For Nebraska’s offensive changes to be most effective, the Huskers’ serve-receive needs to improve, so that Hames can get in a better rhythm setting instead of needing to scramble and use a bump set.
Cook and associate head coach Tyler Hildebrand have retooled some of what Hames does as setter, with the goal of making her sets more deceptive and creative. The result so far has been more sets for middle blockers Kayla Caffey and Stivrins, and they’ve turned them into kills.
In a win against Maryland, Stivrins had one of the best hitting matches in program history with 18 kills on 20 attempts. And in her last four matches, Stivrins is averaging 3.71 kills per set with a .549 hitting percentage
“Nicklin has just completely changed her game, and she is chucking in balls from wherever to whoever,” Stivrins said. “It started off slow and a little bit rough, but to see her get more comfortable doing that, and for us to have that confidence and bond to be able to do that in games is something that’s so special. … I think she’s going to be an amazing setter this year. She already is, but she’s taken it to a whole ’nother level.”
Hildebrand, who is in his second stint coaching at Nebraska, played setter in college at Long Beach State.
The initial plan for this season was that Hildebrand would coach defense during the matches, but after the first weekend the coaches changed roles so Hildebrand could focus on offense and consult with Hames during timeouts. Assistant coach Jaylen Reyes now calls the defense.
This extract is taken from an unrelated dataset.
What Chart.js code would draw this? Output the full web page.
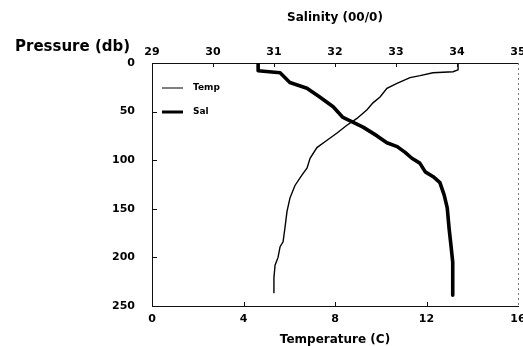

A few changes to the offense have been refreshing for Stivrins, who is in her fifth year in the program after redshirting during her first season. She’s played in 111 matches as a Husker.
“(Hildebrand is) about creativity and trying new things,” Stivrins said. “We’ve run the same offense pretty much since I’ve been here, but Tyler has brought a whole new level of offense to this team and it’s completely changed the way that we play volleyball in every way. Recently Tyler has been our offensive guru. He’s Nicklin’s coach in games and he helps us run offenses that are unique to us. We all have different plays now for different people, and different sets, and it’s really cool to see.”